Last Sunday, we went to our first Newcastle United home game – despite living here for 9 and a half years! Their opponents were Aston Villa and Tom is a Villa fan (so we won’t mention the score…). I don’t support any football team, so spent the whole game clapping everything! 🙂
We wanted something super quick for tea and decided to have this – we poached the chicken the day before and had already made the tomato sauce so all we had to do was construct it. This recipe is taken from ‘Mexican Food Made Simple‘ by Thomasina Miers, which is also where the tomato sauce comes from. We cheated a little bit by buying a bag of lightly salted tortilla chips – the original recipe says to make your own tortillas and cut them into triangles, but that defeated the object of this being a quick meal. If you’ve got friends coming over this would make a great dish for sharing!
Ingredients (serves 4)
For the poached chicken (to make in advance):
3 chicken breasts
2 carrots, chopped into large pieces
3 garlic cloves, peeled but not chopped
3 sprigs of rosemary
Half a lemon, quartered
A teaspoon of whole black peppercorns
1 litre of chicken stock
You will also need:
A quantity of roast tomato sauce
A small handful of fresh coriander, roughly chopped
230ml chicken stock
50ml vegetable oil
A large bag of slightly salted tortilla chips
A few tablespoons of sour cream
Grated cheddar cheese
1. Preheat the oven to 180c/350F/gas mark 4. Shred the chicken breasts using two forks.
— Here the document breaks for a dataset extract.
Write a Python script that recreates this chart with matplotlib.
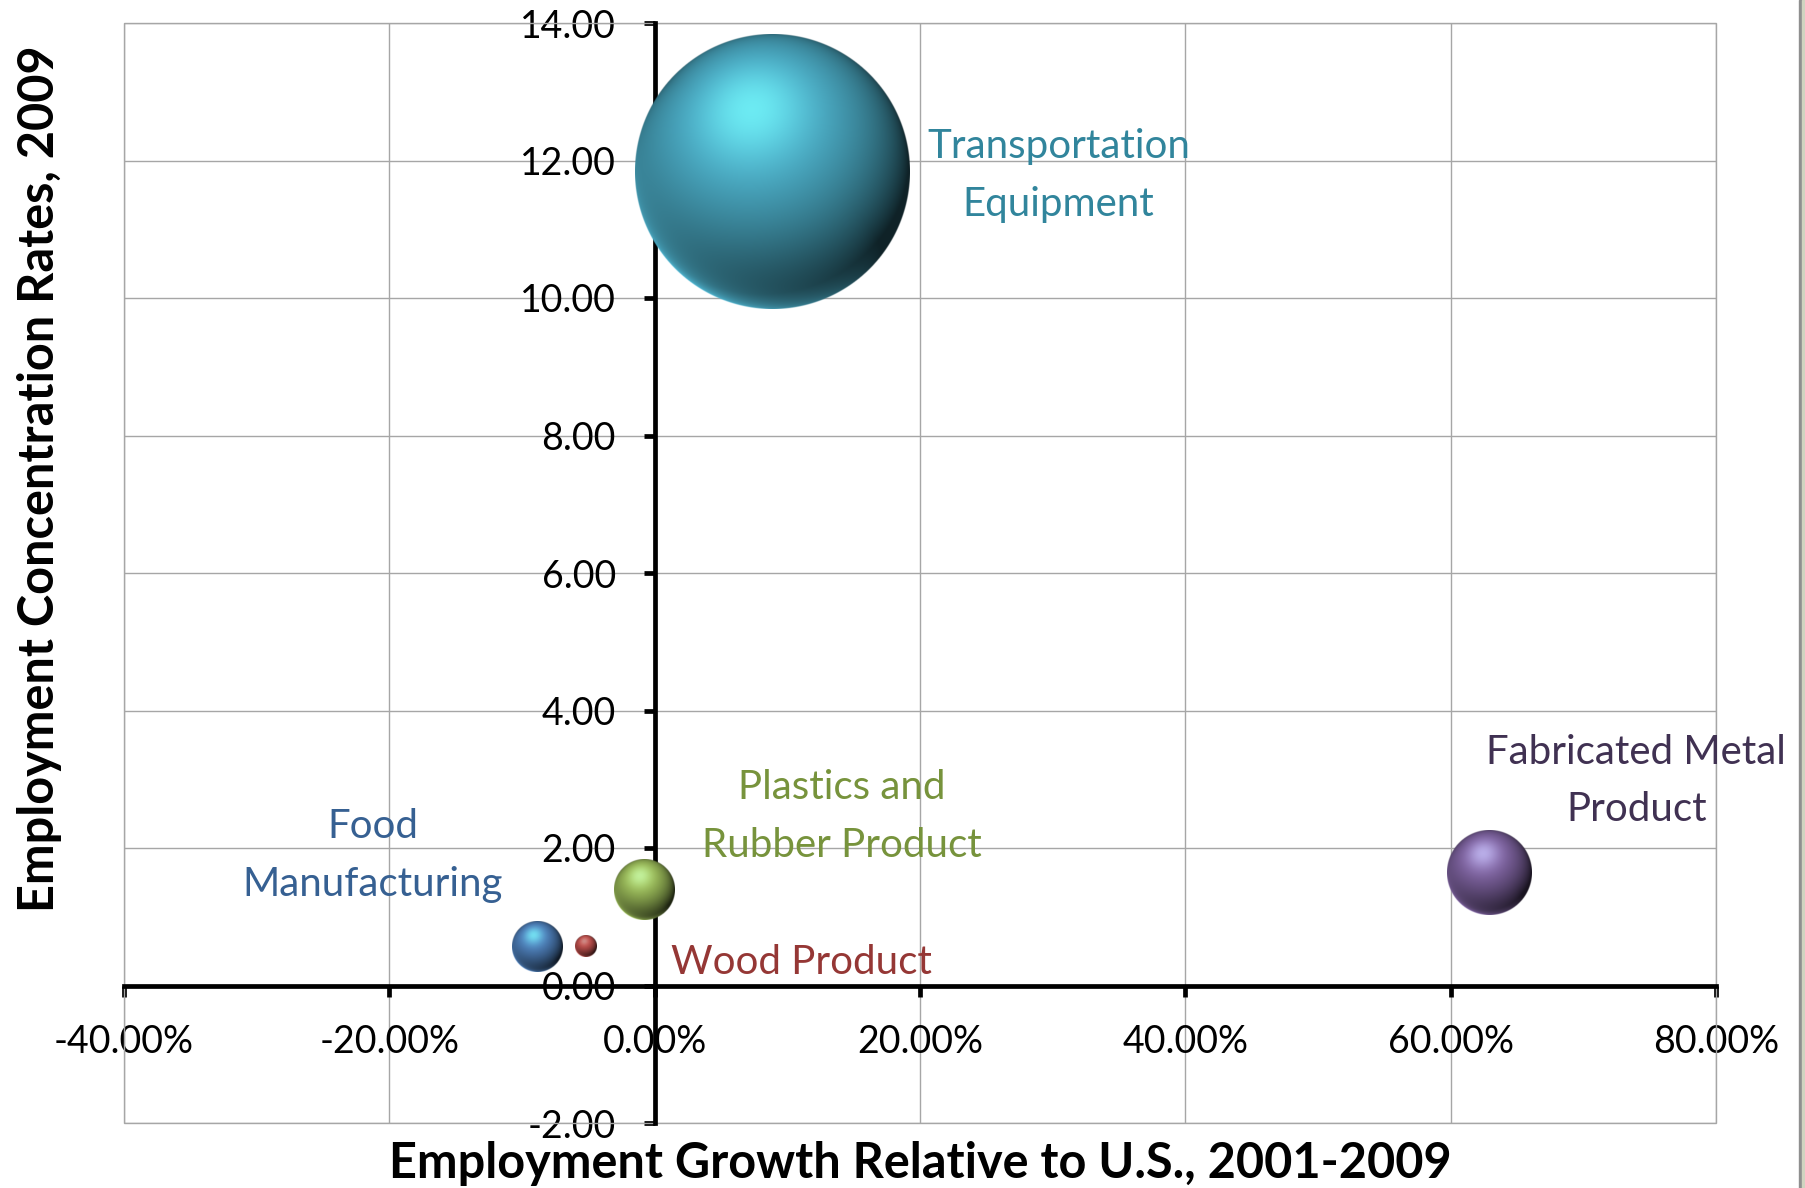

2. In a heavy-bottomed pan, mix the shredded chicken, tomato sauce and coriander and heat through on a low heat, adding the chicken stock.
3. To assemble the Chilaquiles, use a large baking dish and cover the bottom with a layer of tortillas, then a layer of the chicken and tomato mixture. Repeat these layers and then finish with the sour cream and enough cheddar cheese to cover the top.
4. Bake in the oven for 30 minutes. Serve with some green salad or some refried beans.